__To do__
Copy out the complete listing, word for word.

__Collected material__
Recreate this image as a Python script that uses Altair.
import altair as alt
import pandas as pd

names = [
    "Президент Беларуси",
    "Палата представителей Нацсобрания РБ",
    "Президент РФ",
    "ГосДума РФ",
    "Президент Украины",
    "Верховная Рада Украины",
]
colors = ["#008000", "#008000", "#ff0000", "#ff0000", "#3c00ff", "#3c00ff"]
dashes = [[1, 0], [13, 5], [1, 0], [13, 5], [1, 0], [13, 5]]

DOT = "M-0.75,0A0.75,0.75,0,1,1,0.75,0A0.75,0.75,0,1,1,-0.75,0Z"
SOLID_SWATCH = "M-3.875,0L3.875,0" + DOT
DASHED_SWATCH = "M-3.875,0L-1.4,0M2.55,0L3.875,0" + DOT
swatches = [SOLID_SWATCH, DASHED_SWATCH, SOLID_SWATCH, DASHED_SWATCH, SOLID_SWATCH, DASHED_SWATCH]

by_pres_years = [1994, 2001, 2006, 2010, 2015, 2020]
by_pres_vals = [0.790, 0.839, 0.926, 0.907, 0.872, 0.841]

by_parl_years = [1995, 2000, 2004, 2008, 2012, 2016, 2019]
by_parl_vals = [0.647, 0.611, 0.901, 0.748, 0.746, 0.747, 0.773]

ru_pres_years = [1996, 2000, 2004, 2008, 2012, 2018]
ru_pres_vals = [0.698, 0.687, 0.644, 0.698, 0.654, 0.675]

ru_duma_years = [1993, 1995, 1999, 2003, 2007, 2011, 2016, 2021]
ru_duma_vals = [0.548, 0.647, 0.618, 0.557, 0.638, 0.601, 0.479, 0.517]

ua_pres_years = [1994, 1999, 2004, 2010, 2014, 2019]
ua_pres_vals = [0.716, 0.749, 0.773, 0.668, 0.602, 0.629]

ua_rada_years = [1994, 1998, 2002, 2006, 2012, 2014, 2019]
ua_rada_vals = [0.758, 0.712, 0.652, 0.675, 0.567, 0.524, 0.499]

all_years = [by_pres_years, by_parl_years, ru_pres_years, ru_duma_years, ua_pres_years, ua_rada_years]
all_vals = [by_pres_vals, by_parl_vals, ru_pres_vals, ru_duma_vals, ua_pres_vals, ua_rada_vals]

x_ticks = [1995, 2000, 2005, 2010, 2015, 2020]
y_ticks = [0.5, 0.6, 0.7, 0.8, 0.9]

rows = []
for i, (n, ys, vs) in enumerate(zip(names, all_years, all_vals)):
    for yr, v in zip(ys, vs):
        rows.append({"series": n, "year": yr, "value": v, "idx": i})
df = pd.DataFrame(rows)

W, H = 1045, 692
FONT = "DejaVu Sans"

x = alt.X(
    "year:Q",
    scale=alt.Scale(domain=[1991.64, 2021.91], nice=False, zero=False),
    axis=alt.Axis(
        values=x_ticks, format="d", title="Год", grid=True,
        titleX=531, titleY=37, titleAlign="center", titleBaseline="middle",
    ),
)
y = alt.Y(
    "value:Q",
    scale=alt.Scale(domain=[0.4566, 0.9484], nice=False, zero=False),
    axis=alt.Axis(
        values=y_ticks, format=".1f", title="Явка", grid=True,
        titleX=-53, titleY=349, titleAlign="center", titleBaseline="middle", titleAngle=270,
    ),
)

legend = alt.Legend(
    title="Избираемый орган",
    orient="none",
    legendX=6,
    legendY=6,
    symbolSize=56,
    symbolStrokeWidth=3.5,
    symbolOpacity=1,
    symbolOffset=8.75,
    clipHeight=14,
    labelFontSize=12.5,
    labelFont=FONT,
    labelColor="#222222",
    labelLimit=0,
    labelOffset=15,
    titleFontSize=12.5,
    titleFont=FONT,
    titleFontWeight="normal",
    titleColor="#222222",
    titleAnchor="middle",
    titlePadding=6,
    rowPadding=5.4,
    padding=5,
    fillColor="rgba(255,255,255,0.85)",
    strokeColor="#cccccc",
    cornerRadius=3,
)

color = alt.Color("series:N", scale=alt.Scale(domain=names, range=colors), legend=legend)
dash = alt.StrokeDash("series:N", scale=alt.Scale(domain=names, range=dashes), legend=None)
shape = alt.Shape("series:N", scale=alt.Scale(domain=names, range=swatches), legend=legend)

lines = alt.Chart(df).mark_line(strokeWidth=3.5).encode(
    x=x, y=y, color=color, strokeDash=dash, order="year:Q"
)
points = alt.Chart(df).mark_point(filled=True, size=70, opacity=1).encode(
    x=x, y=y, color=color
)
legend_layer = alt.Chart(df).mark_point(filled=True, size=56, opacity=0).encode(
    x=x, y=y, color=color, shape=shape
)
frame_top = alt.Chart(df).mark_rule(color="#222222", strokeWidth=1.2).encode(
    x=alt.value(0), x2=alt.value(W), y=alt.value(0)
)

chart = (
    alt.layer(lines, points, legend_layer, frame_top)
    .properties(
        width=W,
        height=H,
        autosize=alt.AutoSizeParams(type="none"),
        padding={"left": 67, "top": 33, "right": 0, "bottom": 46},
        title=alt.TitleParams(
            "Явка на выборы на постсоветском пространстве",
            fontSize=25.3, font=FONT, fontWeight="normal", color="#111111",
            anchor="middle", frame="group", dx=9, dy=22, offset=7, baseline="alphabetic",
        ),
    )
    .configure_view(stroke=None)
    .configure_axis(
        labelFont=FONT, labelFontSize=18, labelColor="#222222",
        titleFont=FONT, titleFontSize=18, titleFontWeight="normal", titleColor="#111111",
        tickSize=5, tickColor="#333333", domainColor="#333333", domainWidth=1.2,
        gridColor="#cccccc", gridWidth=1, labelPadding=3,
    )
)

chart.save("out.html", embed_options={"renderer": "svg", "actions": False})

__Finished task__
Recreate this image as a Python script that uses Altair.
import altair as alt
import pandas as pd

names = [
    "Президент Беларуси",
    "Палата представителей Нацсобрания РБ",
    "Президент РФ",
    "ГосДума РФ",
    "Президент Украины",
    "Верховная Рада Украины",
]
colors = ["#008000", "#008000", "#ff0000", "#ff0000", "#3c00ff", "#3c00ff"]
dashes = [[1, 0], [13, 5], [1, 0], [13, 5], [1, 0], [13, 5]]

DOT = "M-0.75,0A0.75,0.75,0,1,1,0.75,0A0.75,0.75,0,1,1,-0.75,0Z"
SOLID_SWATCH = "M-3.875,0L3.875,0" + DOT
DASHED_SWATCH = "M-3.875,0L-1.4,0M2.55,0L3.875,0" + DOT
swatches = [SOLID_SWATCH, DASHED_SWATCH, SOLID_SWATCH, DASHED_SWATCH, SOLID_SWATCH, DASHED_SWATCH]

by_pres_years = [1994, 2001, 2006, 2010, 2015, 2020]
by_pres_vals = [0.790, 0.839, 0.926, 0.907, 0.872, 0.841]

by_parl_years = [1995, 2000, 2004, 2008, 2012, 2016, 2019]
by_parl_vals = [0.647, 0.611, 0.901, 0.748, 0.746, 0.747, 0.773]

ru_pres_years = [1996, 2000, 2004, 2008, 2012, 2018]
ru_pres_vals = [0.698, 0.687, 0.644, 0.698, 0.654, 0.675]

ru_duma_years = [1993, 1995, 1999, 2003, 2007, 2011, 2016, 2021]
ru_duma_vals = [0.548, 0.647, 0.618, 0.557, 0.638, 0.601, 0.479, 0.517]

ua_pres_years = [1994, 1999, 2004, 2010, 2014, 2019]
ua_pres_vals = [0.716, 0.749, 0.773, 0.668, 0.602, 0.629]

ua_rada_years = [1994, 1998, 2002, 2006, 2012, 2014, 2019]
ua_rada_vals = [0.758, 0.712, 0.652, 0.675, 0.567, 0.524, 0.499]

all_years = [by_pres_years, by_parl_years, ru_pres_years, ru_duma_years, ua_pres_years, ua_rada_years]
all_vals = [by_pres_vals, by_parl_vals, ru_pres_vals, ru_duma_vals, ua_pres_vals, ua_rada_vals]

x_ticks = [1995, 2000, 2005, 2010, 2015, 2020]
y_ticks = [0.5, 0.6, 0.7, 0.8, 0.9]

rows = []
for i, (n, ys, vs) in enumerate(zip(names, all_years, all_vals)):
    for yr, v in zip(ys, vs):
        rows.append({"series": n, "year": yr, "value": v, "idx": i})
df = pd.DataFrame(rows)

W, H = 1045, 692
FONT = "DejaVu Sans"

x = alt.X(
    "year:Q",
    scale=alt.Scale(domain=[1991.64, 2021.91], nice=False, zero=False),
    axis=alt.Axis(
        values=x_ticks, format="d", title="Год", grid=True,
        titleX=531, titleY=37, titleAlign="center", titleBaseline="middle",
    ),
)
y = alt.Y(
    "value:Q",
    scale=alt.Scale(domain=[0.4566, 0.9484], nice=False, zero=False),
    axis=alt.Axis(
        values=y_ticks, format=".1f", title="Явка", grid=True,
        titleX=-53, titleY=349, titleAlign="center", titleBaseline="middle", titleAngle=270,
    ),
)

legend = alt.Legend(
    title="Избираемый орган",
    orient="none",
    legendX=6,
    legendY=6,
    symbolSize=56,
    symbolStrokeWidth=3.5,
    symbolOpacity=1,
    symbolOffset=8.75,
    clipHeight=14,
    labelFontSize=12.5,
    labelFont=FONT,
    labelColor="#222222",
    labelLimit=0,
    labelOffset=15,
    titleFontSize=12.5,
    titleFont=FONT,
    titleFontWeight="normal",
    titleColor="#222222",
    titleAnchor="middle",
    titlePadding=6,
    rowPadding=5.4,
    padding=5,
    fillColor="rgba(255,255,255,0.85)",
    strokeColor="#cccccc",
    cornerRadius=3,
)

color = alt.Color("series:N", scale=alt.Scale(domain=names, range=colors), legend=legend)
dash = alt.StrokeDash("series:N", scale=alt.Scale(domain=names, range=dashes), legend=None)
shape = alt.Shape("series:N", scale=alt.Scale(domain=names, range=swatches), legend=legend)

lines = alt.Chart(df).mark_line(strokeWidth=3.5).encode(
    x=x, y=y, color=color, strokeDash=dash, order="year:Q"
)
points = alt.Chart(df).mark_point(filled=True, size=70, opacity=1).encode(
    x=x, y=y, color=color
)
legend_layer = alt.Chart(df).mark_point(filled=True, size=56, opacity=0).encode(
    x=x, y=y, color=color, shape=shape
)
frame_top = alt.Chart(df).mark_rule(color="#222222", strokeWidth=1.2).encode(
    x=alt.value(0), x2=alt.value(W), y=alt.value(0)
)

chart = (
    alt.layer(lines, points, legend_layer, frame_top)
    .properties(
        width=W,
        height=H,
        autosize=alt.AutoSizeParams(type="none"),
        padding={"left": 67, "top": 33, "right": 0, "bottom": 46},
        title=alt.TitleParams(
            "Явка на выборы на постсоветском пространстве",
            fontSize=25.3, font=FONT, fontWeight="normal", color="#111111",
            anchor="middle", frame="group", dx=9, dy=22, offset=7, baseline="alphabetic",
        ),
    )
    .configure_view(stroke=None)
    .configure_axis(
        labelFont=FONT, labelFontSize=18, labelColor="#222222",
        titleFont=FONT, titleFontSize=18, titleFontWeight="normal", titleColor="#111111",
        tickSize=5, tickColor="#333333", domainColor="#333333", domainWidth=1.2,
        gridColor="#cccccc", gridWidth=1, labelPadding=3,
    )
)

chart.save("out.html", embed_options={"renderer": "svg", "actions": False})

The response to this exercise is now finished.